South Coast and Costa Calida
Alicante gives you a true city beach with Playa del Postiguet right below the castle, plus the tram links to El Campello for a long, open beach and easy parking outside peak hours. Santa Pola and Guardamar are reliable family picks with wide sand, showers, and seasonal chiringuitos. La Mata is more natural and open, while La Zenia stays busy thanks to restaurants, lifeguards, and shopping nearby.

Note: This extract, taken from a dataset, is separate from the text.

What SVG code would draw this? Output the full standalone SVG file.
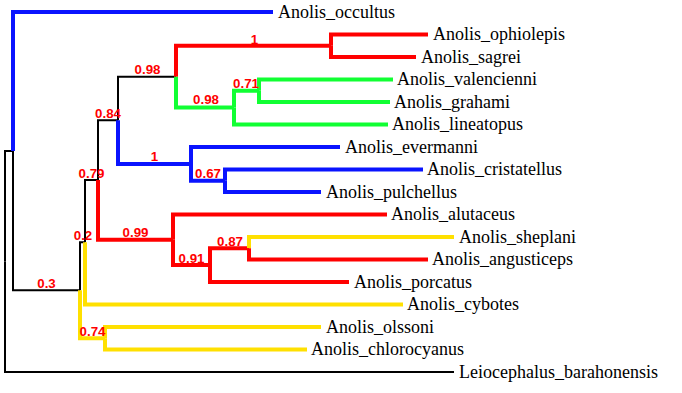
<svg xmlns="http://www.w3.org/2000/svg" width="682" height="393" viewBox="0 0 682 393">
<style>
.k{fill:none;stroke:#000;stroke-width:2;stroke-linejoin:miter}
.b{fill:none;stroke:#0a14ff;stroke-width:4;stroke-linejoin:miter}
.r{fill:none;stroke:#ff0000;stroke-width:4;stroke-linejoin:miter}
.g{fill:none;stroke:#11ff33;stroke-width:4;stroke-linejoin:miter}
.y{fill:none;stroke:#ffe000;stroke-width:4;stroke-linejoin:miter}
.t{font-family:"Liberation Serif","Times New Roman",serif;font-size:18px;fill:#000}
.s{font-family:"Liberation Sans",Arial,sans-serif;font-size:13.3px;font-weight:bold;fill:#ff0000;text-anchor:middle}
</style>
<rect width="682" height="393" fill="#fff"/>
<g id="connectors">
<path class="k" d="M5,261.5 V151.1 H13"/>
<path class="k" d="M5,261.5 V372 H454"/>
<path class="k" d="M13,151.1 V290.3 H80"/>
<path class="k" d="M80,290.3 V242.3 H85"/>
<path class="k" d="M85,242.3 V180 H98"/>
<path class="k" d="M98,180 V120.3 H118"/>
<path class="k" d="M118,120.3 V76.7 H176"/>
<path class="b" d="M13,151.1 V12 H273"/>
<path class="y" d="M80,290.3 V338.25 H105"/>
<path class="y" d="M85,242.3 V304.5 H403"/>
<path class="r" d="M98,180 V239.8 H173"/>
<path class="b" d="M118,120.3 V163.9 H191"/>
<path class="r" d="M176,76.7 V45.75 H331"/>
<path class="g" d="M176,76.7 V107.6 H234"/>
<path class="r" d="M331,45.75 V34.5 H428"/>
<path class="r" d="M331,45.75 V57 H416"/>
<path class="g" d="M234,107.6 V90.75 H259"/>
<path class="g" d="M234,107.6 V124.5 H388"/>
<path class="g" d="M259,90.75 V79.5 H393"/>
<path class="g" d="M259,90.75 V102 H390"/>
<path class="b" d="M191,163.9 V147 H340"/>
<path class="b" d="M191,163.9 V180.75 H225"/>
<path class="b" d="M225,180.75 V169.5 H423"/>
<path class="b" d="M225,180.75 V192 H321"/>
<path class="r" d="M173,239.8 V214.5 H387"/>
<path class="r" d="M173,239.8 V265.1 H210"/>
<path class="r" d="M210,265.1 V248.25 H249"/>
<path class="r" d="M210,265.1 V282 H349"/>
<path class="y" d="M249,248.25 V237 H454"/>
<path class="r" d="M249,248.25 V259.5 H428"/>
<path class="y" d="M105,338.25 V327 H321"/>
<path class="y" d="M105,338.25 V349.5 H307"/>
</g>
<g id="tip-occultus"><text class="t" x="278" y="17.5">Anolis_occultus</text></g>
<g id="tip-ophiolepis"><text class="t" x="433" y="40">Anolis_ophiolepis</text></g>
<g id="tip-sagrei"><text class="t" x="421" y="62.5">Anolis_sagrei</text></g>
<g id="tip-valencienni"><text class="t" x="397" y="85">Anolis_valencienni</text></g>
<g id="tip-grahami"><text class="t" x="394" y="107.5">Anolis_grahami</text></g>
<g id="tip-lineatopus"><text class="t" x="392" y="130">Anolis_lineatopus</text></g>
<g id="tip-evermanni"><text class="t" x="345" y="152.5">Anolis_evermanni</text></g>
<g id="tip-cristatellus"><text class="t" x="427" y="175">Anolis_cristatellus</text></g>
<g id="tip-pulchellus"><text class="t" x="326" y="197.5">Anolis_pulchellus</text></g>
<g id="tip-alutaceus"><text class="t" x="391" y="220">Anolis_alutaceus</text></g>
<g id="tip-sheplani"><text class="t" x="459" y="242.5">Anolis_sheplani</text></g>
<g id="tip-angusticeps"><text class="t" x="432" y="265">Anolis_angusticeps</text></g>
<g id="tip-porcatus"><text class="t" x="354" y="287.5">Anolis_porcatus</text></g>
<g id="tip-cybotes"><text class="t" x="407" y="310">Anolis_cybotes</text></g>
<g id="tip-olssoni"><text class="t" x="326" y="332.5">Anolis_olssoni</text></g>
<g id="tip-chlorocyanus"><text class="t" x="311" y="355">Anolis_chlorocyanus</text></g>
<g id="tip-leiocephalus"><text class="t" x="459" y="377.5">Leiocephalus_barahonensis</text></g>
<g id="node-0.3"><text class="s" x="46.5" y="287.5">0.3</text></g>
<g id="node-0.2"><text class="s" x="83" y="239.5">0.2</text></g>
<g id="node-0.74"><text class="s" x="92.5" y="335.5">0.74</text></g>
<g id="node-0.79"><text class="s" x="91.5" y="177.5">0.79</text></g>
<g id="node-0.99"><text class="s" x="135.5" y="237">0.99</text></g>
<g id="node-0.84"><text class="s" x="108" y="118">0.84</text></g>
<g id="node-0.98a"><text class="s" x="147.5" y="74">0.98</text></g>
<g id="node-1b"><text class="s" x="154.5" y="161">1</text></g>
<g id="node-1r"><text class="s" x="254.5" y="43.5">1</text></g>
<g id="node-0.98g"><text class="s" x="206" y="104">0.98</text></g>
<g id="node-0.71"><text class="s" x="246" y="88">0.71</text></g>
<g id="node-0.67"><text class="s" x="208" y="178">0.67</text></g>
<g id="node-0.91"><text class="s" x="191.5" y="262.5">0.91</text></g>
<g id="node-0.87"><text class="s" x="230" y="245.5">0.87</text></g>
</svg>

Heading south toward Costa Calida, Torre de la Horadada has small coves with calmer water, and Los Alcazares on the Mar Menor is ideal for young children and water sports because the lagoon is shallow and warm. Mazarron is the surprise star: a chain of small bays with their own micro atmospheres, where you can find quiet corners even in summer. The trade-off further south is that some restaurants and beach services close earlier in the year, so the off-season feels quieter and more local.
How Locals Do the Beach
Morning beach (morgenstrand)
Arrive before 10am in summer for easy parking, calm water, cooler temperatures, and a peaceful atmosphere. Perfect for families with young children.
Skip the midday heat
When beaches get crowded and temperatures peak (noon to 3pm), locals head home for lunch and siesta. Tourists often arrive at noon—exactly when you should leave.
Evening beach (kveldsstrand)
Return between 3pm and 8pm when the heat softens, or eat a big lunch at 1-2pm and spend the entire afternoon at the beach. Shower and have a light dinner after.
Off-season bonus
In autumn and winter, midday beach visits work beautifully. Find a sheltered spot, bring a packed lunch, and enjoy genuine beach weather even in December.
Timing separates locals from tourists on the Costa Blanca. In high season, the classic tourist pattern is arriving at noon and staying until 5pm—right through the hottest, most crowded hours. Locals do the opposite: early morning for peace and calm, then home before the crowds arrive, or a late lunch followed by late afternoon and evening at the beach when temperatures drop and the atmosphere improves.
If you are considering a home near the beach, test this rhythm in July and August. Check how parking works early and late, look for Blue Flag signage, and ask whether lifeguards and cafés are open outside the high season. In shoulder and winter months, the midday beach visit becomes the best option—sheltered corners stay warm, and some days feel like pure summer even in November.